PROVIDENCE – Lottery giant GTECH Corp. laid off about 30 employees in Rhode Island two weeks ago as part of a larger round of worldwide cuts by its parent company, a spokesman said Tuesday.
The job cuts took place on Nov. 17 at a number of the company’s facilities in the state, said Robert Vincent, senior vice president for corporate affairs at GTECH, a subsidiary of the Italian company Lottomatica SpA. The parent company eliminated about 80 positions across its divisions, he said.
“Like most good companies, we address our workloads as projects come or as customers go away,” Vincent told Providence Business News. “We tend to do a continual assessment of our resource levels.” No further cuts are expected this year, he added.
GTECH employs about 1,120 people locally. In addition to its downtown Providence headquarters, the company has large facilities in West Greenwich and Coventry, as well as smaller offices elsewhere in the state.
Vincent said this was the first time GTECH had laid off local workers since 2007, a year after it was acquired by Lottomatica.
The cost-cutting follows Lottomatica’s announcement last month that GTECH’s earnings this year have lagged the company’s as a whole.
GTECH’s operating income dropped 13.6 percent to 95 million euros ($130.15 million) in the first nine months of 2009, down from 110 million euros ($168.3 million) in the same period last year. GTECH’s revenue rose 14 percent to 641 million euros ($878.17 million).
By contrast, Lottomatica’s total operating income through Sept. 30 rose 2.7 percent to 346 million euros ($474.02 million), and revenue increased 16 percent to 1.59 billion euros ($2.18 billion).

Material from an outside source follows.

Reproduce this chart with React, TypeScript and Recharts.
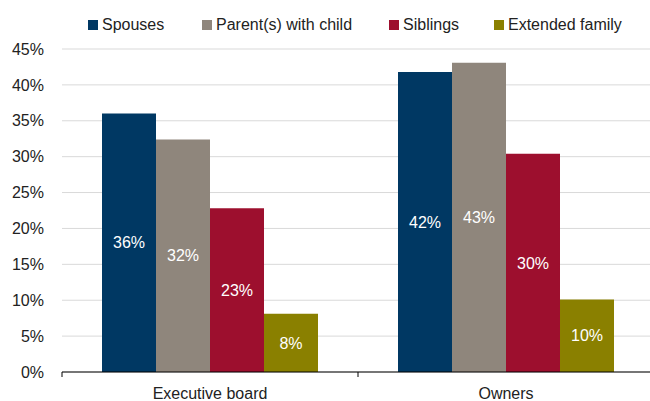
import React from 'react';
import { BarChart, Bar, XAxis, YAxis, CartesianGrid, Legend, LabelList } from 'recharts';

const categories = ['Executive board', 'Owners'];
const spouses = [36.0, 41.8];
const parents = [32.4, 43.1];
const siblings = [22.8, 30.4];
const extended = [8.1, 10.1];
const yTicks = [0, 5, 10, 15, 20, 25, 30, 35, 40, 45];

const seriesNames = ['Spouses', 'Parent(s) with child', 'Siblings', 'Extended family'];
const seriesKeys = ['spouses', 'parents', 'siblings', 'extended'];
const seriesColors = ['#003863', '#8f867c', '#9d0f2e', '#8a8000'];

const data = categories.map((c, i) => ({
  name: c,
  spouses: spouses[i],
  parents: parents[i],
  siblings: siblings[i],
  extended: extended[i],
}));

const FONT = '"Liberation Sans", Arial, Helvetica, sans-serif';
const legendItemWidths = [114, 187, 105, 140];

const XTick = (props: any) => {
  const { x, y, payload, index, visibleTicksCount } = props;
  const off = payload.offset || 0;
  const axisY = y - 15;
  return (
    <g>
      <line x1={x - off} x2={x - off} y1={axisY} y2={axisY + 5} stroke="#000" strokeWidth={1} />
      {index === visibleTicksCount - 1 && (
        <line x1={x + off} x2={x + off} y1={axisY} y2={axisY + 5} stroke="#000" strokeWidth={1} />
      )}
      <text x={x} y={y} dy={12} textAnchor="middle" fill="#222" fontSize={16} fontFamily={FONT}>
        {payload.value}
      </text>
    </g>
  );
};

const LegendContent = () => (
  <div style={{ display: 'flex', alignItems: 'center', fontFamily: FONT, fontSize: 16, color: '#222', height: 20 }}>
    {seriesNames.map((n, i) => (
      <div key={n} style={{ display: 'flex', alignItems: 'center', width: legendItemWidths[i], whiteSpace: 'nowrap' }}>
        <span style={{ display: 'inline-block', width: 10, height: 10, background: seriesColors[i], marginRight: 4, flex: 'none' }} />
        <span>{n}</span>
      </div>
    ))}
  </div>
);

export default function App() {
  return (
    <div style={{ position: 'absolute', left: 0, top: 0, width: 650, height: 401, overflow: 'hidden', background: '#fff' }}>
      <BarChart
        width={660}
        height={401}
        data={data}
        margin={{ top: 49, right: 6, left: 0, bottom: 0 }}
        barCategoryGap={40}
        barGap={0}
      >
        <CartesianGrid vertical={false} stroke="#d9d9d9" />
        <XAxis
          dataKey="name"
          height={29}
          axisLine={{ stroke: '#000' }}
          tickLine={false}
          tickSize={0}
          tickMargin={15}
          tick={<XTick />}
          interval={0}
        />
        <YAxis
          width={62}
          domain={[0, 45]}
          ticks={yTicks}
          axisLine={false}
          tickLine={false}
          tickSize={6}
          tickMargin={12}
          tickFormatter={(v: number) => `${v}%`}
          tick={{ fill: '#222', fontSize: 16, fontFamily: FONT }}
        />
        <Legend
          layout="horizontal"
          verticalAlign="middle"
          align="center"
          wrapperStyle={{ top: 15, left: 88, width: 560 }}
          content={<LegendContent />}
        />
        {seriesKeys.map((k, i) => (
          <Bar key={k} dataKey={k} name={seriesNames[i]} fill={seriesColors[i]} isAnimationActive={false}>
            <LabelList
              dataKey={k}
              position="center"
              fill="#fff"
              fontSize={16}
              fontFamily={FONT}
              formatter={(v: any) => `${Math.round(Number(v))}%`}
            />
          </Bar>
        ))}
      </BarChart>
    </div>
  );
}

Vincent said the company was pleased to see its same-store revenue improve year over year during the third quarter. “We’re really encouraged by same-store sales growth, which is really our key metric,” he said.
He also noted that over the past year GTECH has had nine clients extend their contracts beyond their original terms without bothering to solicit new bids from its competitors.
“It’s a very good indication of customer satisfaction, and it’s a real chance for us to build on the power of our incumbency,” he said. “Commercially, we’ve had a tremendous amount of success.”
Lottomatica said Nov. 12 it would sell senior unsecured bonds worth as much as 750 million euros ($1.13 billion) in order to refinance debt.